The Ara Pacis was commissioned by the Roman Senate in 9 B.C. to commemorate the beginning of the Pax Romana, which was a period of peace brought about by the preemptive wars of Emperor Augusts. The monument itself was lost when the Roman Empire collapsed and maintenance on Roman monuments was abandoned. Over successive years of flooding, the Ara Pacis was slowly covered in silt and left to ruin. Pieces of the Ara Pacis began to be discovered as early as the 16th century, but the monument was not restored in its entirety until Mussolini mounted a dig to recover the majority of the fragments. Utilizing a technique that involved using liquid nitrogen in hollow steel pipes to freeze the soil and thus allow digging underneath a building that would have otherwise been unstable, Mussolini was able to resurrect the monument in time for the 2000th birthday of Augustus in 1937. After its reconstruction, Mussolini had Mopurgo design a museum to house the Ara Pacis. This museum was constructed in just under four months using the cheapest materials and quickest methods possible in order for it to open in time and, as such, after only a few decades, was in a terrible state of disrepair. The then-mayor of Rome hired Richard Meier to design a new cover building and museum for the Ara Pacis, which opened in 2006 to much controversy.
The site itself is an interesting one that spans over two millennia of history. The current museum is a redesign of a seventy-year-old piece of fascist propaganda that contains a piece of Imperial Roman propaganda that was used by the fascists to pretend to the power of Imperial Rome.

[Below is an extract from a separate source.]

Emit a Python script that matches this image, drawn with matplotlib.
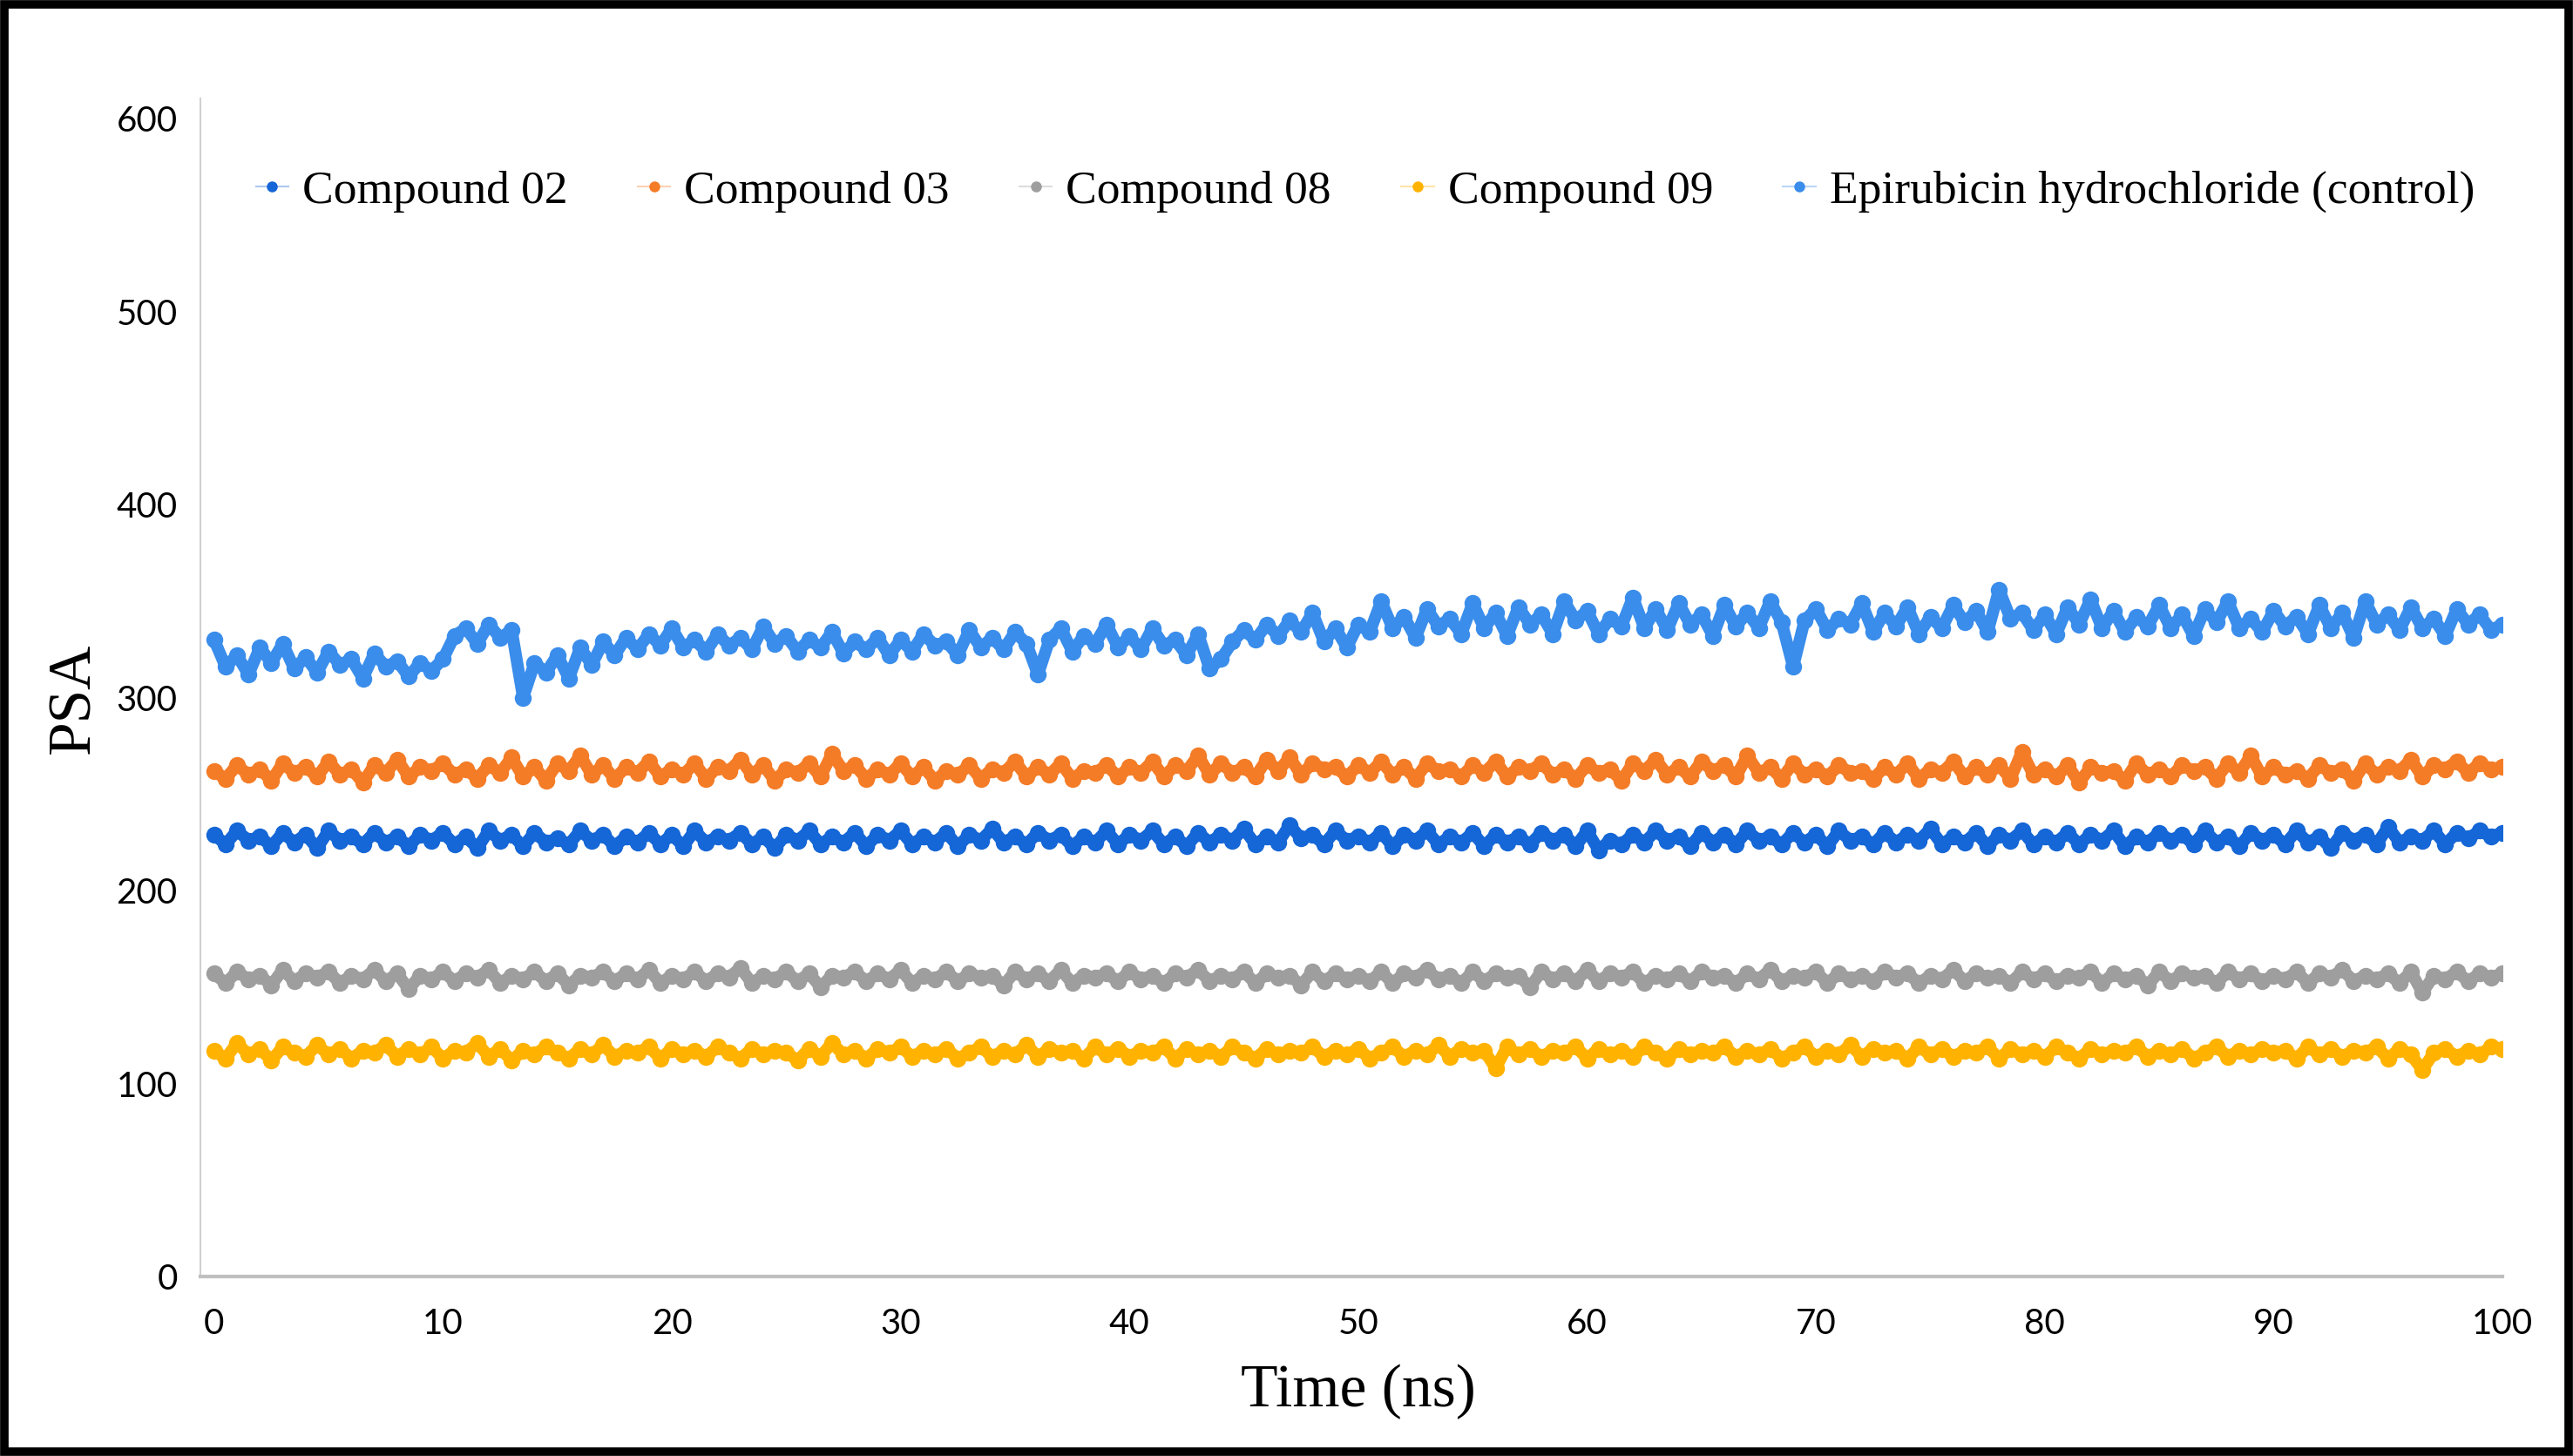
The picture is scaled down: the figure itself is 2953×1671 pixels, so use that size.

The museum itself is surrounded by buildings that are bedecked in fascist propaganda, saying things along the lines of “It is always springtime for the strong people of Italy.” and all of these face the Mausoleum of Augustus, which is a propagandistic appeasement ploy even older than the Ara Pacis itself. It’s amazing to see how although the historical figures that shaped this area may have spoken different languages, worn different clothes, and were called by various different titles and styles, their purposes and goals were the same: to be in power. Areas like this are frequent throughout the city of Rome and serve as a reminder of what people will do to realize their will and how they often use the built environment to help them do so. Future blog posts will detail more of these sites and show the ways in which modernity and antiquity collide and intermingle in the Eternal City.